● **The task**
Reproduce exactly the lines from the line with "Write the matplotlib code for this chart." through the line with "otros_fondos = [260, 302, 715, 484, 607, 768]", both included, and no other lines.

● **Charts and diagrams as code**
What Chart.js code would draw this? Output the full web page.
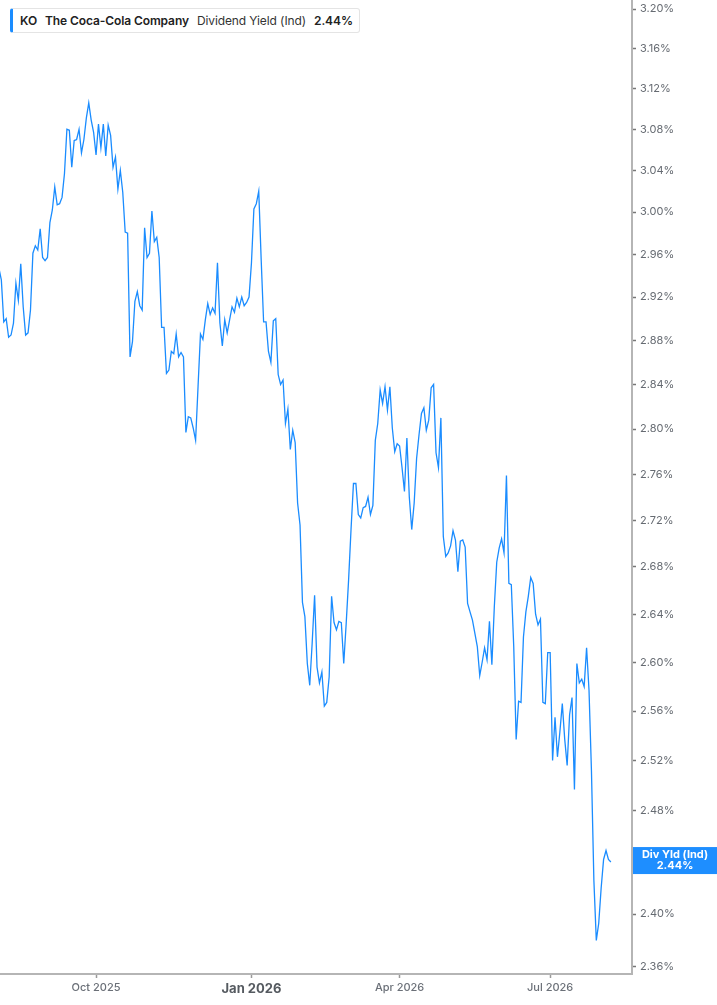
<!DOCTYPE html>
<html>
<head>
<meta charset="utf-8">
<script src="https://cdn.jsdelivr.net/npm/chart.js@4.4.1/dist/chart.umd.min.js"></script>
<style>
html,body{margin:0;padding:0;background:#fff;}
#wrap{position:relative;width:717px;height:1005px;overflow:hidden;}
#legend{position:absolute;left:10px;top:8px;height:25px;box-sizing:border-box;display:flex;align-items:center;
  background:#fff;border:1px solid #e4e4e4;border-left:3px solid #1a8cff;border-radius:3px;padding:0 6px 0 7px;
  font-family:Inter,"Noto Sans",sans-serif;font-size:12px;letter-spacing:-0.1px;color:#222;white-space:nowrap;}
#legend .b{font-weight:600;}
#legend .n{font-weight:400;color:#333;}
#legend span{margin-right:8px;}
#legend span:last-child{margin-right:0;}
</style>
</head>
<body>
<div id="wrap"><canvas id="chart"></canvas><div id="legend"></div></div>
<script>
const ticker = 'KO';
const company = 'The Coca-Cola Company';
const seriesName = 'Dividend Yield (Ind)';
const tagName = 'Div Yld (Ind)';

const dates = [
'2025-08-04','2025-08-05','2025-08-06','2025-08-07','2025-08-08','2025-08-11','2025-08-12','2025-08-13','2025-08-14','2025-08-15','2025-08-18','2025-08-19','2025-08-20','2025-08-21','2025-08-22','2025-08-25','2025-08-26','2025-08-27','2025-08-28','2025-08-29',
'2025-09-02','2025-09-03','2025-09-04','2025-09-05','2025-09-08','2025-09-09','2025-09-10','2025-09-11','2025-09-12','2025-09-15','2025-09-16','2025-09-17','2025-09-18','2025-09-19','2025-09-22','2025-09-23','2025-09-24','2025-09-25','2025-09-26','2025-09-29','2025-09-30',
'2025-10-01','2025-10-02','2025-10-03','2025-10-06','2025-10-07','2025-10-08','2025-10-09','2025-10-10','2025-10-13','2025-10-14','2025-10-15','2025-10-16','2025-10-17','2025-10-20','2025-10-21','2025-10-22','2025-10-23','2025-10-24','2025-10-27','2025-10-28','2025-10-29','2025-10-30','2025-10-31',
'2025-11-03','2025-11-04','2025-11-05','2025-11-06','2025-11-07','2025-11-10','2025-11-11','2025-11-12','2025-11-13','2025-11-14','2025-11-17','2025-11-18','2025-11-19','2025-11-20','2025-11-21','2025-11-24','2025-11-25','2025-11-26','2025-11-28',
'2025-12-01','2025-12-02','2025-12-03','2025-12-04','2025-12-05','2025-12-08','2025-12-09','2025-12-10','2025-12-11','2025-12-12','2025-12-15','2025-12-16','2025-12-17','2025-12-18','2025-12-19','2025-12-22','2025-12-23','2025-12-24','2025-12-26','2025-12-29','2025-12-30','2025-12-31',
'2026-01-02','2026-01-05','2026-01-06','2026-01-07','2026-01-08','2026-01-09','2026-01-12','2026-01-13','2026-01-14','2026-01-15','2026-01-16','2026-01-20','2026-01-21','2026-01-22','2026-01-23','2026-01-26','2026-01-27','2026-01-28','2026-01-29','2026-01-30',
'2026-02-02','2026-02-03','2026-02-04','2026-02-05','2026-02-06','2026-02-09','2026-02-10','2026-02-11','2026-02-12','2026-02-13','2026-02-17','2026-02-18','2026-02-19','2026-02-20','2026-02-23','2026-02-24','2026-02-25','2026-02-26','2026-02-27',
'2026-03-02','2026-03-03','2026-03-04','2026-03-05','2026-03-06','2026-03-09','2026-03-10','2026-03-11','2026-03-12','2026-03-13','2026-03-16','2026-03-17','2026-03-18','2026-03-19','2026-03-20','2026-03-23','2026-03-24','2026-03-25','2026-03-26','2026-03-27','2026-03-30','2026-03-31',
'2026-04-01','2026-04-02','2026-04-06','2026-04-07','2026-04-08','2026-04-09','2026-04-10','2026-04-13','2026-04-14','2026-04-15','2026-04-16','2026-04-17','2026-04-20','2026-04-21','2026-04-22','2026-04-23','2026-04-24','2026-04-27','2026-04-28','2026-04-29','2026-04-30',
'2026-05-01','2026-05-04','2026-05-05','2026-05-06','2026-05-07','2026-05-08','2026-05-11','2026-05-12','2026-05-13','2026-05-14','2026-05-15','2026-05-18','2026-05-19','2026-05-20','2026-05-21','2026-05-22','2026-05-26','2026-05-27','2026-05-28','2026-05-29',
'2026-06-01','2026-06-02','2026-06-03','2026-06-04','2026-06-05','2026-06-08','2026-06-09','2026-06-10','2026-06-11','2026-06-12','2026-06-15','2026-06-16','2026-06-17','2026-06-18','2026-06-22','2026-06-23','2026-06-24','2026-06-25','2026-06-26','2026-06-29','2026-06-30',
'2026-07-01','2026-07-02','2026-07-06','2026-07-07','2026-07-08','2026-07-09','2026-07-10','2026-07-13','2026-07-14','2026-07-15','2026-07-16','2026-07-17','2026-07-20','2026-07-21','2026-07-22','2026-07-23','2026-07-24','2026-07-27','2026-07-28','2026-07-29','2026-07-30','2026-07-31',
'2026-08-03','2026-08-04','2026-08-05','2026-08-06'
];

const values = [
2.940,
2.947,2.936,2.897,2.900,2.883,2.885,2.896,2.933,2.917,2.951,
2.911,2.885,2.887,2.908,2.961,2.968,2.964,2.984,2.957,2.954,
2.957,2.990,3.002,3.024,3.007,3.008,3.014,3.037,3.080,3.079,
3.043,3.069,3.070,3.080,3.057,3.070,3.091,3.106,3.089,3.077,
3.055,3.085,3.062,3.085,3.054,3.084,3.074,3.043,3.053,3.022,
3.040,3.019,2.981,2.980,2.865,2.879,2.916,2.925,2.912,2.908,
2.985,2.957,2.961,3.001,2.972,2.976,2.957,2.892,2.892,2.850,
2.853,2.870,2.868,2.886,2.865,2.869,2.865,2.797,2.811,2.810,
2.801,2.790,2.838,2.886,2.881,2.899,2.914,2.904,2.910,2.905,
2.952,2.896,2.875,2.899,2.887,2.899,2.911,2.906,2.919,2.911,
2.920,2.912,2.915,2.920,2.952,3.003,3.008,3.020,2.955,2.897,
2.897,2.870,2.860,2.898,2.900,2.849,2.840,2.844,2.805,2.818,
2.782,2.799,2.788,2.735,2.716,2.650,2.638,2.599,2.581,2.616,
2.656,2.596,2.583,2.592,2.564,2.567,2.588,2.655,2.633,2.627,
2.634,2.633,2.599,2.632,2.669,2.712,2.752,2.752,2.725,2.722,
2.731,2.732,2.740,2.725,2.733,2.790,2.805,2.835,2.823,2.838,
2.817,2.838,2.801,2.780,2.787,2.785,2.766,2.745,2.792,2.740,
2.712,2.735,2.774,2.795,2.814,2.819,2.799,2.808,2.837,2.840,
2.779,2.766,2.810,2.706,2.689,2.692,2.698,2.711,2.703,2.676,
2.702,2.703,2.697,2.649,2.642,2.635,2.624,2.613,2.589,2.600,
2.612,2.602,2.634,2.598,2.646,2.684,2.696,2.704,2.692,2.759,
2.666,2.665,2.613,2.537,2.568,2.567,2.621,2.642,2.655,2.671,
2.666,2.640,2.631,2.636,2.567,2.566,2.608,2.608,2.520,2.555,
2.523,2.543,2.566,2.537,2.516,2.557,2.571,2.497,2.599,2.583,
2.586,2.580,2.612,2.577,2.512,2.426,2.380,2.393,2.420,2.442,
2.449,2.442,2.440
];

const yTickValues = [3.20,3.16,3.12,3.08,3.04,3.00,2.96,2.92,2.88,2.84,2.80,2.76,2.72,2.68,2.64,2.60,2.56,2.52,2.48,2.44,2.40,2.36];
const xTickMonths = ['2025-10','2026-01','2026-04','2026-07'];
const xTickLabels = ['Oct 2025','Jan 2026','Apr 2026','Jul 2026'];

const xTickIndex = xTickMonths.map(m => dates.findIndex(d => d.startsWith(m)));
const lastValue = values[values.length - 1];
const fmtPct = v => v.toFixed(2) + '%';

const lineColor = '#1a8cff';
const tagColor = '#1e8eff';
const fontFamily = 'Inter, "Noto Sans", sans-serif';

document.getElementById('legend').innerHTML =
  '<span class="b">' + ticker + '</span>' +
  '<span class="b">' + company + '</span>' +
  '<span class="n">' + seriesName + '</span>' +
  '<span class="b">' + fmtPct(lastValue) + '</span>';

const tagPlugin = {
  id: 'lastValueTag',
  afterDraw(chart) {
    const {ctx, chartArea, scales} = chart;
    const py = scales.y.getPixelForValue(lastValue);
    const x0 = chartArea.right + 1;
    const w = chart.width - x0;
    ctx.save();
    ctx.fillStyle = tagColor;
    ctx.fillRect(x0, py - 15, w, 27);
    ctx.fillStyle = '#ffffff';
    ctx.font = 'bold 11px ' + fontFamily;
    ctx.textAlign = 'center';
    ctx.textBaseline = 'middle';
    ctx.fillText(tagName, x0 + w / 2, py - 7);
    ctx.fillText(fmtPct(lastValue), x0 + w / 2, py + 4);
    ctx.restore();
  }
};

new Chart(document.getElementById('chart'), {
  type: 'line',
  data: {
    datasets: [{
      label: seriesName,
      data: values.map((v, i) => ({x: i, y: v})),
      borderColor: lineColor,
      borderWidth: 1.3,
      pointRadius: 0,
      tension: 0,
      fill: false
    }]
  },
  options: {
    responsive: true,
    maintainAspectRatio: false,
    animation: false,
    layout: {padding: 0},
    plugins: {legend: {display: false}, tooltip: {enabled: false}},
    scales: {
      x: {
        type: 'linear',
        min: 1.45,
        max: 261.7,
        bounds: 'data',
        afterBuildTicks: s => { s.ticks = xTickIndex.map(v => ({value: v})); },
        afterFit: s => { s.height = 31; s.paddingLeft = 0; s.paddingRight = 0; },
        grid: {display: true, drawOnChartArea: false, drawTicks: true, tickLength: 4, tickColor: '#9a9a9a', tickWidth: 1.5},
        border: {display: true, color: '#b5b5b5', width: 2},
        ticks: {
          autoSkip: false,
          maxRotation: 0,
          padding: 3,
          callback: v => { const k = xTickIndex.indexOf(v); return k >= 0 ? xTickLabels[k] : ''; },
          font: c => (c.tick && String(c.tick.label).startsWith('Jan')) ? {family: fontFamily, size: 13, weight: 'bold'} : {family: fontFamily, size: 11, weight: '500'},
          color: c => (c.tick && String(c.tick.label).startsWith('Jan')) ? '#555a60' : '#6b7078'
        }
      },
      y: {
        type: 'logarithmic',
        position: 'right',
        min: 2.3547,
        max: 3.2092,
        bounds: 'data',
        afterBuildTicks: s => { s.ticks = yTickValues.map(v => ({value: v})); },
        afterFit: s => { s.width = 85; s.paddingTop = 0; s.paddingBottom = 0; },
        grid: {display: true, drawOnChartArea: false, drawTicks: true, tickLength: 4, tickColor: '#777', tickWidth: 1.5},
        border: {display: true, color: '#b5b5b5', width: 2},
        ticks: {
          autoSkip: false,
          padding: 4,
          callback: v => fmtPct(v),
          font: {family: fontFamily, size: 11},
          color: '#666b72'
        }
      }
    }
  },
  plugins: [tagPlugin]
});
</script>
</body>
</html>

* * *

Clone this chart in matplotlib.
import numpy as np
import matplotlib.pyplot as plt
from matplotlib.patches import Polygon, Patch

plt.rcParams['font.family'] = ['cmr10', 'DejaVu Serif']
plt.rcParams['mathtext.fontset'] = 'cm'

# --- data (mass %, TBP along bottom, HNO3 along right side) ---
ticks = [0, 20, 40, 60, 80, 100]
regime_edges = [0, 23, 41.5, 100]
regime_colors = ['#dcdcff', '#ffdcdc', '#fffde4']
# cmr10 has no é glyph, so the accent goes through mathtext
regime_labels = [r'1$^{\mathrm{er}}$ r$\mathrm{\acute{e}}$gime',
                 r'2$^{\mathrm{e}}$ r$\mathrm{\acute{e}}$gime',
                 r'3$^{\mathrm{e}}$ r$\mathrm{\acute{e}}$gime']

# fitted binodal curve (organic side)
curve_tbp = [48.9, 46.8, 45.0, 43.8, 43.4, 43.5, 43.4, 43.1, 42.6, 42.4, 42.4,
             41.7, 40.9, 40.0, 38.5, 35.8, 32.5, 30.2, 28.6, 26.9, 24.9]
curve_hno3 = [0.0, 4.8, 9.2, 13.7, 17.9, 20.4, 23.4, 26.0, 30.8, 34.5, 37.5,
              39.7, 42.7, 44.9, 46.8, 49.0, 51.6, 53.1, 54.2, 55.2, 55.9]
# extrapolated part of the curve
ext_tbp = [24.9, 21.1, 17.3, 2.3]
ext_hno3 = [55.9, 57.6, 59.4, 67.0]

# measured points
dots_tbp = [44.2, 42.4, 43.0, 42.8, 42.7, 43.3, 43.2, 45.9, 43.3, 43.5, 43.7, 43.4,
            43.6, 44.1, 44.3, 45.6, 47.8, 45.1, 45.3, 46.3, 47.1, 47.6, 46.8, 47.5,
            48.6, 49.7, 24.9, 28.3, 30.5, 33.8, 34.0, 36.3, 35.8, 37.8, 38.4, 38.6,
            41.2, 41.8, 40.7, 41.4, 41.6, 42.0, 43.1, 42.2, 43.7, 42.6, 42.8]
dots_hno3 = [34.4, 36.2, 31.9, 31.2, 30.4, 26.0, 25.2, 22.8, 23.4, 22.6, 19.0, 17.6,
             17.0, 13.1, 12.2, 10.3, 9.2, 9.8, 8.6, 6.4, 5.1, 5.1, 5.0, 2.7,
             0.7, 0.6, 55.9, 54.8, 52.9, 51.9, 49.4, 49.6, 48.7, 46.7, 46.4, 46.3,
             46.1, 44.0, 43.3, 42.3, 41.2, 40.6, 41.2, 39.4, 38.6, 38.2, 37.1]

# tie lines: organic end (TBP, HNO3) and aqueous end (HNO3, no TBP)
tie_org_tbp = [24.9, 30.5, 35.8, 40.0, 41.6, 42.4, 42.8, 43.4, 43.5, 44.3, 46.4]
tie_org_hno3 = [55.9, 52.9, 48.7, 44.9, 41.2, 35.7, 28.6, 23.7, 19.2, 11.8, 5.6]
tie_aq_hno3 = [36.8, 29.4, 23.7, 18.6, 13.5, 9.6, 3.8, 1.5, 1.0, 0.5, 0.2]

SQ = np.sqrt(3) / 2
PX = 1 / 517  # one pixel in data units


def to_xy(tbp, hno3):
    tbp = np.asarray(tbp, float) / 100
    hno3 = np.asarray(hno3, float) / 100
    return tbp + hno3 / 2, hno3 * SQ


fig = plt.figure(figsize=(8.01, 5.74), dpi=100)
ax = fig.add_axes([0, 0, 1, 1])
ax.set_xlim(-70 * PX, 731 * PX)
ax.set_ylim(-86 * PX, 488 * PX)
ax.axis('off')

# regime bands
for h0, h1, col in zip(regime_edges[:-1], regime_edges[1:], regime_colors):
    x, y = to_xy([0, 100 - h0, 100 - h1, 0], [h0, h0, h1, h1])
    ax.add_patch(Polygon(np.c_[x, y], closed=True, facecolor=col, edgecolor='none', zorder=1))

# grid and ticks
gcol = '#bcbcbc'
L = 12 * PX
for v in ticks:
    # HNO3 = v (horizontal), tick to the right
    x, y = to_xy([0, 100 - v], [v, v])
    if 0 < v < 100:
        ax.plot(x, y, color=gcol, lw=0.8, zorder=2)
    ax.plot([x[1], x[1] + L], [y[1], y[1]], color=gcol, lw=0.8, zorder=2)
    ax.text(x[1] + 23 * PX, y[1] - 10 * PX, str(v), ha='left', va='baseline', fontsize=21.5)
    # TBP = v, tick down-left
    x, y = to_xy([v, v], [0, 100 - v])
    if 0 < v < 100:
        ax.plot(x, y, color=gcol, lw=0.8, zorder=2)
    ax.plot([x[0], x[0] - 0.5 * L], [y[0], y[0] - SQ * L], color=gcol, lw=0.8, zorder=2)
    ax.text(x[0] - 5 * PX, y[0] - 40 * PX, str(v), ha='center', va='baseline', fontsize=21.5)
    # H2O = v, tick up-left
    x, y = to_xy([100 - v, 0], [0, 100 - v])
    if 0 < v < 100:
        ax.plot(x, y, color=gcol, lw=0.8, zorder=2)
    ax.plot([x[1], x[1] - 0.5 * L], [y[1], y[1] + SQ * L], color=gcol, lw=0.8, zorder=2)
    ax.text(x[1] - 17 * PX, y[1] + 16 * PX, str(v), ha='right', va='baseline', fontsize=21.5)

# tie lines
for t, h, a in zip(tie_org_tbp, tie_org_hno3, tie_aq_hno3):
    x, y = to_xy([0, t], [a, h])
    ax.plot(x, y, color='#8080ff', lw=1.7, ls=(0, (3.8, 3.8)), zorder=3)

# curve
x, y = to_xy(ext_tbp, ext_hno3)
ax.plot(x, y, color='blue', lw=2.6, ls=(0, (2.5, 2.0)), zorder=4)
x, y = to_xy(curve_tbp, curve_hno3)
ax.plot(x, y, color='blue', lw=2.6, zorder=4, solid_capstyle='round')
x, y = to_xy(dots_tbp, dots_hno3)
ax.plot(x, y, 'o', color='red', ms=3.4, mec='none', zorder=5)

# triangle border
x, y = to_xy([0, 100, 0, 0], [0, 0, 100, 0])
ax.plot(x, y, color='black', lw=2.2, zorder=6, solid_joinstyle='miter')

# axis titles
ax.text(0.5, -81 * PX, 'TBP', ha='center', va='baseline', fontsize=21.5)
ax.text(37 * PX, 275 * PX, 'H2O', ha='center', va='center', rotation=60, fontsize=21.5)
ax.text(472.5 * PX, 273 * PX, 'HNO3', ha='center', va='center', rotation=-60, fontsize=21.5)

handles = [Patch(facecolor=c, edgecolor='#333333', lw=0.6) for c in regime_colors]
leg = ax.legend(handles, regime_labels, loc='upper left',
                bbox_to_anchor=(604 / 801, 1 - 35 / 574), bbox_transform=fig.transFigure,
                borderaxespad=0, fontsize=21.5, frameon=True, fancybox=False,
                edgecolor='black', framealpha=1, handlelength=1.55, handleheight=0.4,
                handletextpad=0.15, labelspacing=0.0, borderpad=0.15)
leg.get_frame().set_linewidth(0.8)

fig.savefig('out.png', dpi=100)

==

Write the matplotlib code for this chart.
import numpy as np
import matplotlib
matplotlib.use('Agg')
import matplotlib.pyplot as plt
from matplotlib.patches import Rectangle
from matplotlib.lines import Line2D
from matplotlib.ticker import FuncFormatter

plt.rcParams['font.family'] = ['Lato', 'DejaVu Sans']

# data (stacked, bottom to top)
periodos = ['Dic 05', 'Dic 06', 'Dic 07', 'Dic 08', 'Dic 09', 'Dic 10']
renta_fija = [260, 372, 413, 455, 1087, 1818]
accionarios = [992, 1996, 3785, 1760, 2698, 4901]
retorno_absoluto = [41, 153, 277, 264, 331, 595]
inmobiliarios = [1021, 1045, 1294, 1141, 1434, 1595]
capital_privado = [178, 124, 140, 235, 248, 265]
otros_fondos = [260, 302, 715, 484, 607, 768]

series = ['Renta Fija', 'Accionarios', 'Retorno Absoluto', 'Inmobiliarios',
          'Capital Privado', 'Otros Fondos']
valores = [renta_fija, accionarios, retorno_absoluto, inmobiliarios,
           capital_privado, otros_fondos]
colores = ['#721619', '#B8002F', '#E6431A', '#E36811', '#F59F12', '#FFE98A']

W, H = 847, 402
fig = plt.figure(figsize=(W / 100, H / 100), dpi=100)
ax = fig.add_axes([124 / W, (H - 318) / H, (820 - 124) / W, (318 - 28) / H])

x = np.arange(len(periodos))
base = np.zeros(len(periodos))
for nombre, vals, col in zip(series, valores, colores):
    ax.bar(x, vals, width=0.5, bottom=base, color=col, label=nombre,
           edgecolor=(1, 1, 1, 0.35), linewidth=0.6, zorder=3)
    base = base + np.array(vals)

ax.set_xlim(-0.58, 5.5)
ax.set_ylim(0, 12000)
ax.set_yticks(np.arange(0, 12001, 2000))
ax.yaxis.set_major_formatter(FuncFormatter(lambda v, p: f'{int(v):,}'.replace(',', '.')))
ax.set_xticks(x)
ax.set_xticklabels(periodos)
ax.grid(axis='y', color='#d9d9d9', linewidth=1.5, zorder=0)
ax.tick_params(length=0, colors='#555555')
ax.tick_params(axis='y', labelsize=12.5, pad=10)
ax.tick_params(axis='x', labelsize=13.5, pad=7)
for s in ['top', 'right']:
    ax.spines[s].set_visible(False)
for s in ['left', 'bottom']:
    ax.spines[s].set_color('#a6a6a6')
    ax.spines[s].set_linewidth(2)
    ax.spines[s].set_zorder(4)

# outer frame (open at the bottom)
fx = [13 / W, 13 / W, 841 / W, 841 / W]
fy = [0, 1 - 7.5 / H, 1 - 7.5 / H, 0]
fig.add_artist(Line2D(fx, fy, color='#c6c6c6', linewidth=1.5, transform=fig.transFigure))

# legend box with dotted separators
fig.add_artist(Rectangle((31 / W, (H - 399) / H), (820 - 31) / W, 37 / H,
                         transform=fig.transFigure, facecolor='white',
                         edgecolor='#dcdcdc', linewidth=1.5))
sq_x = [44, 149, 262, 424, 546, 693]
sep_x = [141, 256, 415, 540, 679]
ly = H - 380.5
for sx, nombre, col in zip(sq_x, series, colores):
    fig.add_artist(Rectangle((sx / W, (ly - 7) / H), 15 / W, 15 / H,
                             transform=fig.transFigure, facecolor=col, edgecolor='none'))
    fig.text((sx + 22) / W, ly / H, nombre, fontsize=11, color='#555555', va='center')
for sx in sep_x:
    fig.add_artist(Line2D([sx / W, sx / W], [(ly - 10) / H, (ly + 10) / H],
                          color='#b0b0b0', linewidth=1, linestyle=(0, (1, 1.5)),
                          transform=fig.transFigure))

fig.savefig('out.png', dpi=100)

● **Correct result**
Write the matplotlib code for this chart.
import numpy as np
import matplotlib
matplotlib.use('Agg')
import matplotlib.pyplot as plt
from matplotlib.patches import Rectangle
from matplotlib.lines import Line2D
from matplotlib.ticker import FuncFormatter

plt.rcParams['font.family'] = ['Lato', 'DejaVu Sans']

# data (stacked, bottom to top)
periodos = ['Dic 05', 'Dic 06', 'Dic 07', 'Dic 08', 'Dic 09', 'Dic 10']
renta_fija = [260, 372, 413, 455, 1087, 1818]
accionarios = [992, 1996, 3785, 1760, 2698, 4901]
retorno_absoluto = [41, 153, 277, 264, 331, 595]
inmobiliarios = [1021, 1045, 1294, 1141, 1434, 1595]
capital_privado = [178, 124, 140, 235, 248, 265]
otros_fondos = [260, 302, 715, 484, 607, 768]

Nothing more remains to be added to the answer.